This book is a wonderful tool to help individuals understand the true hope of the Christian faith. There are so many misconceptions ( I think) out there that need to be examined. Wright always seems to give a fresh and honest reflection of Christianity. I think this book shows that our greatest hope is in the resurrection of the dead and the new creation, an all too often overlooked idea that is definitely present in scripture. In fact, it is at the root of it! Christ came to usher in the Kingdom of God, and we need to realize we have access to that Kingdom now and one day we will be risen with the living Lord! Great read!
N.T. Wright is one of the premiere scholars in the world today and it's astonishing how many books he has published. What's even more profound is that while many of these are written for the lay-person, they are still obviously well researched and well thought out. While he's not without controversy (as is with any scholar who tries to bridge the gap between the academia and the "regular" world), I would fully recommend that as many Christians read as much of his writings as is possible.

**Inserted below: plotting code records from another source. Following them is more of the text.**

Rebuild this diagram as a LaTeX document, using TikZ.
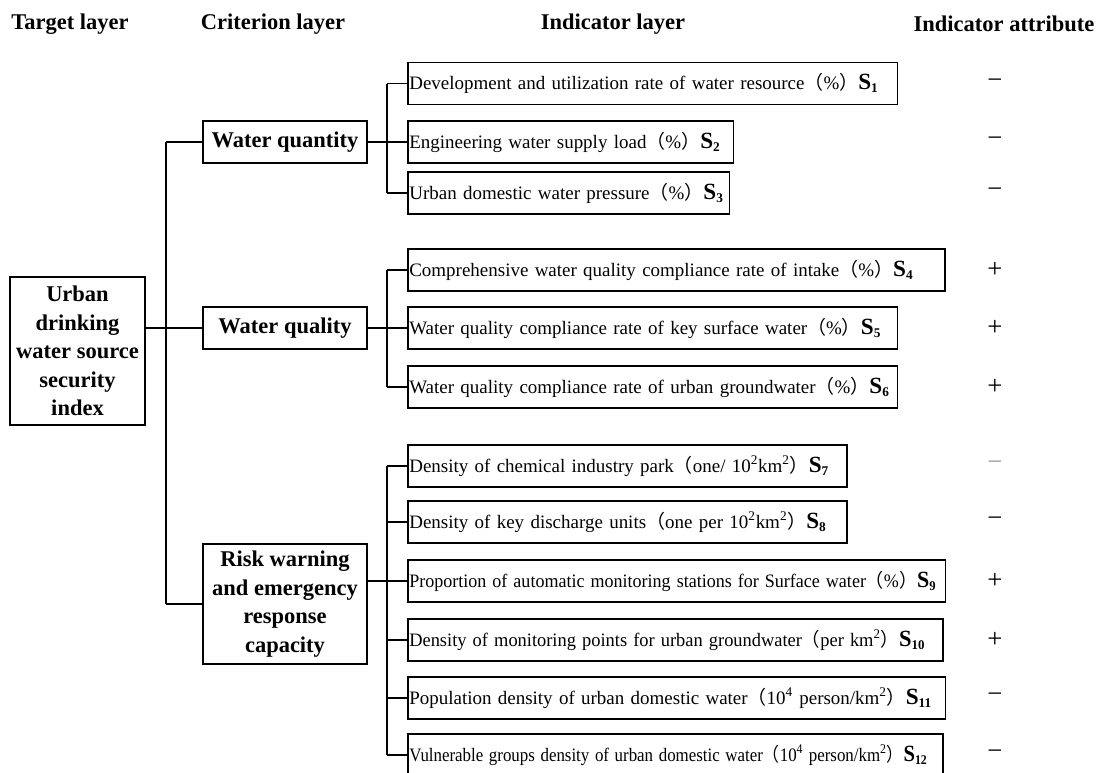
\documentclass[tikz,border=0pt]{standalone}
\usepackage{fontspec}
\usepackage{graphicx}
\setmainfont{Liberation Serif}
\newfontfamily\cjk{Noto Sans CJK SC}
\usepackage{tikz}
\usetikzlibrary{calc, shapes, arrows}
\newcommand{\lp}{{\cjk （}}
\newcommand{\rp}{{\cjk ）}}
\newcommand{\sidx}[1]{{\fontsize{16.5}{16}\selectfont\textbf{S}}\textsubscript{\textbf{#1}}}

\begin{document}
\begin{tikzpicture}
\tikzstyle{line} = [draw, line width=0.8pt]
\tikzstyle{bus} = [draw, line width=1.4pt]
\tikzstyle{head}=[font=\fontsize{16}{19}\selectfont\bfseries]
\tikzstyle{goal}=[rectangle,draw,line width=1.2pt,align=center,inner sep=1pt,font=\fontsize{16}{20.3}\selectfont\bfseries]
\tikzstyle{ind}=[rectangle,draw,line width=1.3pt,anchor=west,align=left,minimum height=1.05cm,inner xsep=1pt,font=\fontsize{13.5}{15}\selectfont]
\tikzstyle{sign}=[font=\fontsize{19}{19}\selectfont]
\useasboundingbox (0,0) rectangle (27.525,-19.3);

\node[head] (H_0) at (1.75,-0.6) {Target layer};
\node[head] (H_1) at (6.825,-0.6) {Criterion layer};
\node[head] (H_2) at (15.325,-0.6) {Indicator layer};
\node[head] (H_3) at (25.1,-0.6) {Indicator attribute};

\node[goal,minimum width=3.375cm,minimum height=3.7cm] (T) at (1.9375,-8.775) {Urban\\drinking\\water source\\security\\index};
\node[goal,minimum width=4.1cm,minimum height=1.05cm] (C_1) at (7.125,-3.55) {Water quantity};
\node[goal,minimum width=4.1cm,minimum height=1.05cm] (C_2) at (7.125,-8.2) {Water quality};
\node[goal,minimum width=4.1cm,minimum height=3cm] (C_3) at (7.125,-15.1) {Risk warning\\and emergency\\response\\capacity};

\node[ind,text width=12.17cm] (S_1) at (10.175,-2.0875) {Development and utilization rate of water resource\lp\%\rp\sidx{1}};
\node[ind,text width=8.07cm] (S_2) at (10.175,-3.55) {Engineering water supply load\lp\%\rp\sidx{2}};
\node[ind,text width=7.97cm] (S_3) at (10.175,-4.825) {Urban domestic water pressure\lp\%\rp\sidx{3}};
\node[ind,text width=13.35cm] (S_4) at (10.175,-6.75) {Comprehensive water quality compliance rate of intake\lp\%\rp\sidx{4}};
\node[ind,text width=12.17cm] (S_5) at (10.175,-8.2) {Water quality compliance rate of key surface water\lp\%\rp\sidx{5}};
\node[ind,text width=12.17cm] (S_6) at (10.175,-9.675) {Water quality compliance rate of urban groundwater\lp\%\rp\sidx{6}};
\node[ind,text width=10.9cm] (S_7) at (10.175,-11.65) {Density of chemical industry park\lp one/ 10\textsuperscript{2}km\textsuperscript{2}\rp\sidx{7}};
\node[ind,text width=10.9cm] (S_8) at (10.175,-13.05) {Density of key discharge units\lp one per 10\textsuperscript{2}km\textsuperscript{2}\rp\sidx{8}};
\node[ind,text width=13.37cm] (S_9) at (10.175,-14.525) {\scalebox{0.95}[1]{Proportion of automatic monitoring stations for Surface water\lp\%\rp\sidx{9}}};
\node[ind,text width=13.3cm] (S_10) at (10.175,-16) {\scalebox{0.97}[1]{Density of monitoring points for urban groundwater\lp per km\textsuperscript{2}\rp\sidx{10}}};
\node[ind,text width=13.37cm] (S_11) at (10.175,-17.45) {Population density of urban domestic water\lp 10\textsuperscript{4} person/km\textsuperscript{2}\rp\sidx{11}};
\node[ind,text width=13.3cm] (S_12) at (10.175,-18.875) {\scalebox{0.89}[1]{Vulnerable groups density of urban domestic water\lp 10\textsuperscript{4} person/km\textsuperscript{2}\rp\sidx{12}}};

\node[sign] (A_1) at (24.875,-2.0875) {−};
\node[sign] (A_2) at (24.875,-3.55) {−};
\node[sign] (A_3) at (24.875,-4.825) {−};
\node[sign] (A_4) at (24.875,-6.75) {+};
\node[sign] (A_5) at (24.875,-8.2) {+};
\node[sign] (A_6) at (24.875,-9.675) {+};
\node[sign,black!40] (A_7) at (24.875,-11.65) {−};
\node[sign] (A_8) at (24.875,-13.05) {−};
\node[sign] (A_9) at (24.875,-14.525) {+};
\node[sign] (A_10) at (24.875,-16) {+};
\node[sign] (A_11) at (24.875,-17.45) {−};
\node[sign] (A_12) at (24.875,-18.875) {−};

% main trunk
\coordinate (M) at (4.15,0);
\coordinate (B) at (9.675,0);
\path [line] (T.east |- C_2.west) -- (C_2.west);
\path [line] (M |- C_1.west) -- (M |- C_3.west);
\path [line] (M |- C_1.west) -- (C_1.west);
\path [line] (M |- C_3.west) -- (C_3.west);

% indicator branches
\path [line] (C_1.east) -- (S_2.west);
\path [line] (C_2.east) -- (S_5.west);
\path [line] (S_9.west -| C_3.east) -- (S_9.west);
\path [bus] (B |- S_1.west) -- (B |- S_3.west);
\path [bus] (B |- S_4.west) -- (B |- S_6.west);
\path [bus] (B |- S_7.west) -- (B |- S_12.west);
\foreach \i in {1,3,4,6,7,8,10,11,12}
  \path [bus] (B |- S_\i.west) -- (S_\i.west);

\end{tikzpicture}
\end{document}
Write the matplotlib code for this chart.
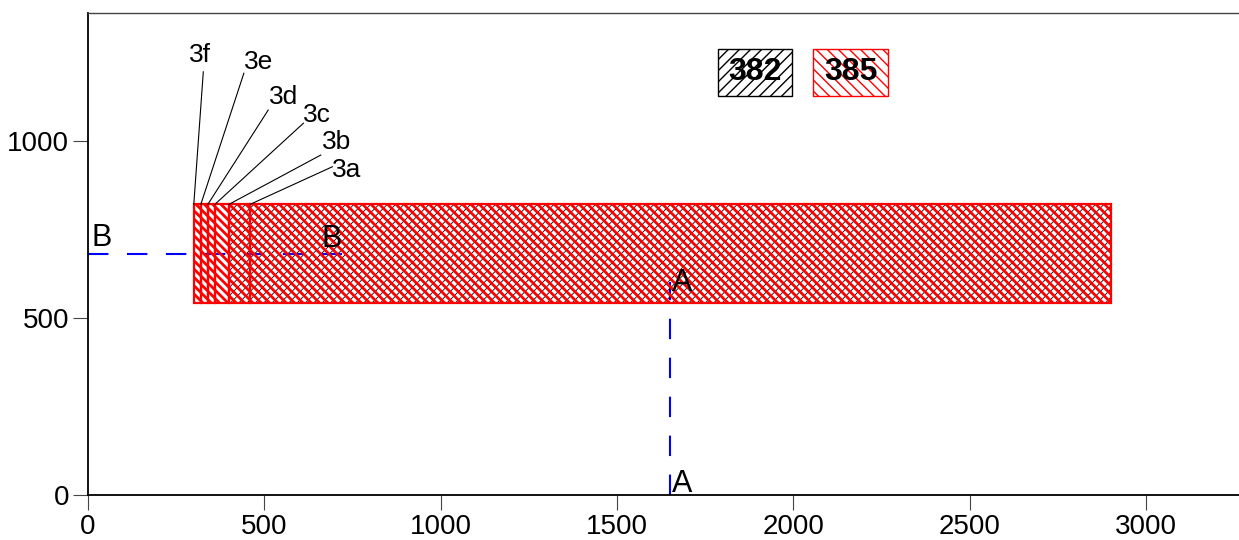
# Cross-section sketch: layers 3a-3f of material 385 over a zone of 382, with cut lines A-A and B-B
import matplotlib
matplotlib.use('Agg')
import matplotlib.pyplot as plt
import matplotlib.patches as mpatches
import numpy as np

plt.rcParams['font.family'] = ['Liberation Sans', 'DejaVu Sans']

# Layers (material 385)
layer_names = ['3a', '3b', '3c', '3d', '3e', '3f']
layer_left = [460, 400, 360, 340, 320, 300]
layer_right = [2900, 460, 400, 360, 340, 320]
layer_bottom = 540
layer_top = 820

# Zone of material 382 under the layers
zone382_left = 400
zone382_right = 2900

legend_labels = ['382', '385']

# Cut lines
cut_a_x = 1650
cut_a_y = [0, 600]
cut_b_y = 680
cut_b_x = [0, 720]

x_ticks = [0, 500, 1000, 1500, 2000, 2500, 3000]
y_ticks = [0, 500, 1000]

# leader line ends and label spots (layout only)
leader_x = [693, 660, 611, 511, 442, 327]
leader_y = [926, 959, 1049, 1086, 1190, 1194]
label_x = [693, 664, 611, 514, 443, 287]
label_y = [896, 975, 1053, 1103, 1201, 1222]

fig = plt.figure(figsize=(12.39, 5.4), dpi=100)
ax = fig.add_axes([88 / 1239, 1 - 494.8 / 540, 1151 / 1239, 481.8 / 540])


def set_hlw(patches, lw):
    for p in patches:
        if hasattr(p, 'set_hatch_linewidth'):
            p.set_hatch_linewidth(lw)


# cut lines go under the (transparent) bars
ax.plot([cut_a_x, cut_a_x], cut_a_y, color='#0000ff', lw=1.5,
        linestyle=(0, (9.8, 8.9)), zorder=1)
ax.plot(cut_b_x, [cut_b_y, cut_b_y], color='#0000ff', lw=1.5,
        linestyle=(0, (9.8, 8.9)), zorder=1)

# 382 zone, thin black hatch
with plt.rc_context({'hatch.linewidth': 0.6}):
    b382 = ax.bar(zone382_left, layer_top - layer_bottom,
                  width=zone382_right - zone382_left, bottom=layer_bottom,
                  align='edge', fill=False, hatch='////', edgecolor='black',
                  linewidth=0, zorder=2)
set_hlw(b382, 0.6)

# 385 layers, red hatch
widths = np.subtract(layer_right, layer_left)
with plt.rc_context({'hatch.linewidth': 2.0}):
    b385 = ax.bar(layer_left, layer_top - layer_bottom, width=widths,
                  bottom=layer_bottom, align='edge', fill=False,
                  hatch='\\\\\\\\', edgecolor='red', linewidth=1.6, zorder=3)
set_hlw(b385, 2.0)

# layer labels with leader lines
for i, name in enumerate(layer_names):
    ax.plot([layer_left[i], leader_x[i]], [layer_top, leader_y[i]],
            color='black', lw=0.8, zorder=4)
    ax.text(label_x[i], label_y[i], name, fontsize=19, ha='left',
            va='baseline', zorder=5)

# cut labels
ax.text(10, 702, 'B', fontsize=22, va='baseline')
ax.text(661, 700, 'B', fontsize=22, va='baseline', zorder=5)
ax.text(1656, 576, 'A', fontsize=22, va='baseline', zorder=5)
ax.text(1656, 7, 'A', fontsize=22, va='baseline', zorder=5)

# legend boxes
box_x = [0.547, 0.630]
box_colors = ['black', 'red']
box_hatch = ['///', '\\\\\\']
for i, lab in enumerate(legend_labels):
    with plt.rc_context({'hatch.linewidth': 1.0}):
        r = mpatches.Rectangle((box_x[i], 0.8284), 0.065, 0.0969,
                               transform=ax.transAxes, fill=False,
                               hatch=box_hatch[i], edgecolor=box_colors[i],
                               linewidth=1.0, zorder=4)
    ax.add_patch(r)
    set_hlw([r], 1.0)
    ax.text(box_x[i] + 0.0325, 0.8284 + 0.0485, lab, transform=ax.transAxes,
            fontsize=23, fontweight='bold', ha='center', va='center', zorder=5)

ax.set_xlim(0, 3264)
ax.set_ylim(0, 1360)
ax.set_xticks(x_ticks)
ax.set_yticks(y_ticks)
ax.tick_params(direction='out', length=10.5, width=0.8, color='#444444',
               labelsize=20, pad=3)
ax.spines['right'].set_visible(False)
for s in ['left', 'bottom']:
    ax.spines[s].set_linewidth(1.3)
ax.spines['top'].set_linewidth(1.0)
ax.spines['top'].set_color('#444444')

fig.savefig('out.png', dpi=100)
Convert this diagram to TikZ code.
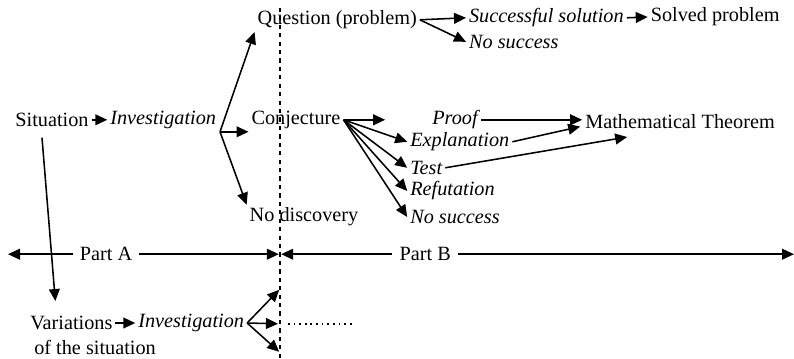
\documentclass[tikz,border=0pt]{standalone}
\usepackage{fontspec}
\setmainfont{Liberation Serif}
\usetikzlibrary{arrows.meta,calc}
\newcommand{\diagfont}{\fontsize{14.4}{17}\selectfont}
\tikzset{
  lab/.style={inner sep=2pt, font=\diagfont},
  ilab/.style={inner sep=2pt, font=\diagfont\itshape},
  partlab/.style={inner xsep=5pt, inner ysep=2pt, font=\diagfont},
  flow/.style={-{Triangle[length=3mm,width=2.7mm]}, line width=1.1pt},
  divider/.style={dashed, line width=1pt},
  dotrail/.style={line width=1.2pt, dash pattern=on 1.2pt off 2.8pt},
}

\begin{document}
\begin{tikzpicture}
    \useasboundingbox (0,0) rectangle (19.85,8.975);
    \node[lab] (sit) at (1.30,5.98) {Situation};
    \node[ilab] (inv) at (4.08,5.98) {Investigation};
    \coordinate (invb) at (5.50,5.68);
    \node[lab] (q) at (8.43,8.48) {Question (problem)};
    \node[lab] (conj) at (7.40,5.98) {Conjecture};
    \node[lab] (nodisc) at (7.60,3.55) {No discovery};
    \node[ilab, anchor=west] (succ) at (11.65,8.53) {Successful solution};
    \node[lab] (solved) at (17.88,8.55) {Solved problem};
    \node[ilab, anchor=west] (nos1) at (11.65,7.93) {No success};
    \node[ilab, anchor=west] (proof) at (10.73,5.98) {Proof};
    \node[ilab, anchor=west] (expl) at (10.18,5.43) {Explanation};
    \node[ilab, anchor=west] (test) at (10.18,4.78) {Test};
    \node[ilab, anchor=west] (refut) at (10.18,4.20) {Refutation};
    \node[ilab, anchor=west] (nos2) at (10.18,3.55) {No success};
    \node[lab] (thm) at (17.00,5.93) {Mathematical Theorem};
    \coordinate (thmin) at (15.68,5.55);
    \draw[flow] (sit) -- (inv);
    \draw[flow] (invb) -- (q.south west);
    \draw[flow] (invb) -- (invb -| conj.west);
    \draw[flow] (invb) -- (nodisc.north west);
    \draw[flow] (q.east) -- (succ.west);
    \draw[flow] (q.east) -- (nos1.west);
    \draw[flow] (succ.east) -- (solved.west);
    \draw[flow] (conj.east) -- ($(proof.west)+(-1.1,0)$);
    \foreach \t in {expl,test,refut,nos2}
      \draw[flow] (conj.east) -- (\t.west);
    \draw[flow] (proof.east) -- (proof.east -| thm.west);
    \draw[flow] (expl.east) -- ($(thm.west)+(-0.05,-0.12)$);
    \draw[flow] (test.east) -- (thmin);
    % parts
    \coordinate (dtop) at (7.0,8.78);
    \coordinate (dbot) at (7.0,0);
    \draw[divider] (dtop) -- (dbot);
    \coordinate (lend) at (0.2,2.62);
    \coordinate (mid) at (7.0,2.62);
    \coordinate (rend) at (19.85,2.62);
    \node[partlab] (pa) at (2.65,2.62) {Part A};
    \node[partlab] (pb) at (10.63,2.62) {Part B};
    \draw[flow] (pa.west) -- (lend);
    \draw[flow, shorten >=0.3mm] (pa.east) -- (mid);
    \draw[flow, shorten >=0.3mm] (pb.west) -- (mid);
    \draw[flow] (pb.east) -- (rend);
    % variations
    \node[lab, anchor=west] (var) at (0.68,0.90) {Variations};
    \node[lab, anchor=west] (varsub) at (0.78,0.30) {of the situation};
    \node[ilab] (inv2) at (4.78,0.90) {Investigation};
    \coordinate (iup) at (6.98,1.73);
    \coordinate (imid) at (6.95,0.88);
    \coordinate (idn) at (6.98,0.18);
    \coordinate (dots0) at (7.20,0.88);
    \coordinate (dots1) at (8.88,0.88);
    \draw[flow] ([xshift=-2.5mm,yshift=-2mm]sit.south) -- ([xshift=-4mm,yshift=3mm]var.north);
    \draw[flow] (var) -- (inv2);
    \foreach \e in {iup,imid,idn}
      \draw[flow] (inv2.east) -- (\e);
    \draw[dotrail] (dots0) -- (dots1);
\end{tikzpicture}
\end{document}
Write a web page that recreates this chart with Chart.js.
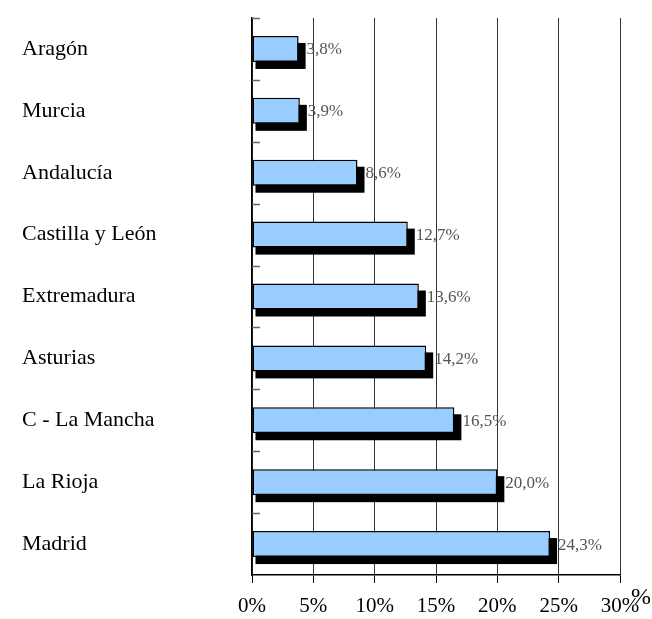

Surprised by Hope would be a very good introduction to Wright. The sub-title reads "Rethinking Heaven, the Resurrection and the Mission of the Church" and this is as succinct of an outline as possible in regards to the topics covered in this book. Basically Wright sets out to correct the weird cultural misunderstandings that most Christians bring into the discussion regarding our faith in Jesus and what that means for heaven, the after-life, resurrection and the mission of the global church. One of his on-going ideas is that it's not about going to heaven after you die, but about having life after life after death - that there is a final resurrection where heaven comes down to earth and transforms it. All of this is understood through the resurrection of Christ - that he is the first-fruit of this final resurrection. The post-resurrection stories of Christ present him in his glorified bodily state and this involves a physical reality that has been transformed.
This is an incredibly fascinating read and he covers so much ground in this work. While it is written at the popular level, you cannot just breeze through it. This is heavy material and we need to take our time with it. I would highly recommend this work to anyone interested in Wright as well as anyone who wants to understand what the Biblical picture is in regards after-life issues. Most of my critiques are fairly minor - I do wish that the footnotes were at the bottom instead of an index (although I realize that is a personal opinion and may have been an editorial decision). It would have also been nice to have more of the Scriptural texts actually written out instead of just referenced (again, it's a personal preference and showcases my laziness to read this alongside the Bible). I do wish he had talked more about differing views of soul-sleep, hell etc but I do realize that this is not a systematic textbook and there are plenty of these on the market place.
I think it is one of the best books on our hope in Christ that I have ever read. As a matter of fact I have read none that compare. I would encourage any believer to read and pray through this book. The resurrection should be the center piece of our faith and Wright provides ample Biblical reasons to live out this truth.
As one would expect, Tom Wright is a bastion of orthodoxy as he cuts through the cultural additions made over the centuries and brings out the true "faith of our fathers" concerning "life after life." Wright's style is one of both academic brilliance and a fatherly spiritual mentor as he methodically works through the epistemological and historical issues to illuminate an orthodox Christian view of death and life after death. Readers will be able to relate well to his discussions about how non-Christian, even pagan beliefs, have infiltrated Christian thought. Indeed a strong defense of orthodox Christian belief in a literal bodily resurrection (of Jesus and believers) and how this belief should drive us to embrace a hope that mimics Christ's downward mobility toward humanity by loving and serving others. This book should energize the church to "love our neighbor as ourselves" in this life, love and appreciate God's "good creation," and find a balance between "saving souls" and "serving souls."
This book does a great job of undoing the mess of theology we have made in the US. I'd note to one of the other reviewers that one of Wright's points is specifically that our faith has been twisted to focus too much on our "individual" destinies. Once you are alive in Christ, a whole world of life opens up, including life in faith community.